-NAMILCO’s dominant position leads to exploitation concerns
The government will move to make the domestic flour market more competitive as it wants to ensure that the National Milling Company (NAMILCO) does not use the “dominant position” it enjoys to “exploit consumers”.
Minister of Tourism, Industry and Commerce, Manniram Prashad said yesterday at a press conference that President Bharrat Jagdeo will address the issue when he returns from the US.
This is as a result of the government’s “serious concern” over the flour price increase by the company, which means the price of bread and biscuits will automatically increase.
The minister convened a meeting with two of the country’s largest bakeries, Banks DIH Ltd and Bakewell, and NAMILCO on Tuesday following a release from the Bakers Lobby Group, which said the prices for bread and biscuits would climb as the local market re-adjusts to flour prices that had been previously subsidized by the government.
At the meeting, the minister said, NAMILCO indicated that it would reduce the price of a bag of flour from $7,500, which was the price during the subsidised period, to $7,300, but after further discussion, the company said it would sell a bag of flour for $7,000 to some bakeries and $6,700 to the larger bakeries.
However, the minister was still not happy as he said that should one examine the world market price for wheat, bakers should be purchasing flour below what they paid before the government subsidy was introduced. He said it was for that precise reason that the government would have to take further measures to ensure that it was not being held to ransom.
The milling company has the monopoly on the importation of wheat and milling in Guyana. During the period of the subsidy, the government had also granted licences to persons to import flour and all the administrative processes in the acquisition of flour importing licences were waived. The minister said yesterday that that measure is still in effect.
“The Ministry of Tourism, Industry and Commerce and the Government of Guyana, we are extremely disappointed with this piecemeal kind of bargaining that you have to go to NAMILCO with,” the minister said.
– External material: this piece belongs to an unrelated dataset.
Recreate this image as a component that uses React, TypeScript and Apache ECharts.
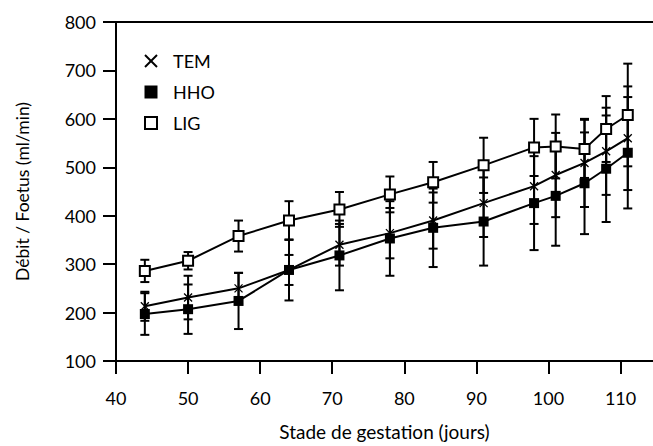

He based this on the discussion he had with the company on Tuesday, adding that NAMILCO decided arbitrarily that it would make a further reduction in the price.
“It can be clearly seen that they are out there to hit consumers unfairly with price increases that have no merit,” the minister said. “What NAMILCO should have been telling us at the meeting yesterday [Tuesday] is that the prices should come down to pre-subsidy level… or even less.”
He said there was evidence that during the subsidy period, the company acquired wheat at a very low price, yet the government paid the subsidy when the company should have come out and told the government that it was overpaying.
Contacted yesterday, Chief Executive Officer (CEO) of the company, Bert Sukhai, expressed surprise at the minister’s remarks in the light of the meeting held on Tuesday. He described the remarks as “harsh”. He questioned why it was that after government opened up the market for the importation of flour and waived the requirements to acquire an importation licence there was no cheaper flour on the market.
Meanwhile, the Bakers Lobby Group, formerly the Association of Bakers, in another release said that following the meeting with the minister it was decided that the increase in the price of flour would not be as steep as originally proposed as NAMILCO had reduced it. The group said that the milling company had also made a commitment to look at further reductions as cheaper wheat becomes available later this year and said it would work with bakers to improve the quality of flour supplied to them.
Stabroek News understands that the members of the lobby group include Banks DIH, Bakewell, Salt and Pepper, Compare Bread, Jack’s Bakery, Freddie’s Bakery, Pearl’s Bakery, Graham’s Bakery and Humphrey’s Bakery. According to information reaching this newspaper, provided by a member of the group, all of the bakeries would raise the price of their bread, but no benchmark for increases was set. It was pointed out that because the bakeries have varying overheads to meet they would impose different increases.
At least one of the bakeries in the group had increased its bread price by $30 as of yesterday even though the minister indicated that increases should only range between $5 and $10 because of what the bakeries were paying for a bag of flour.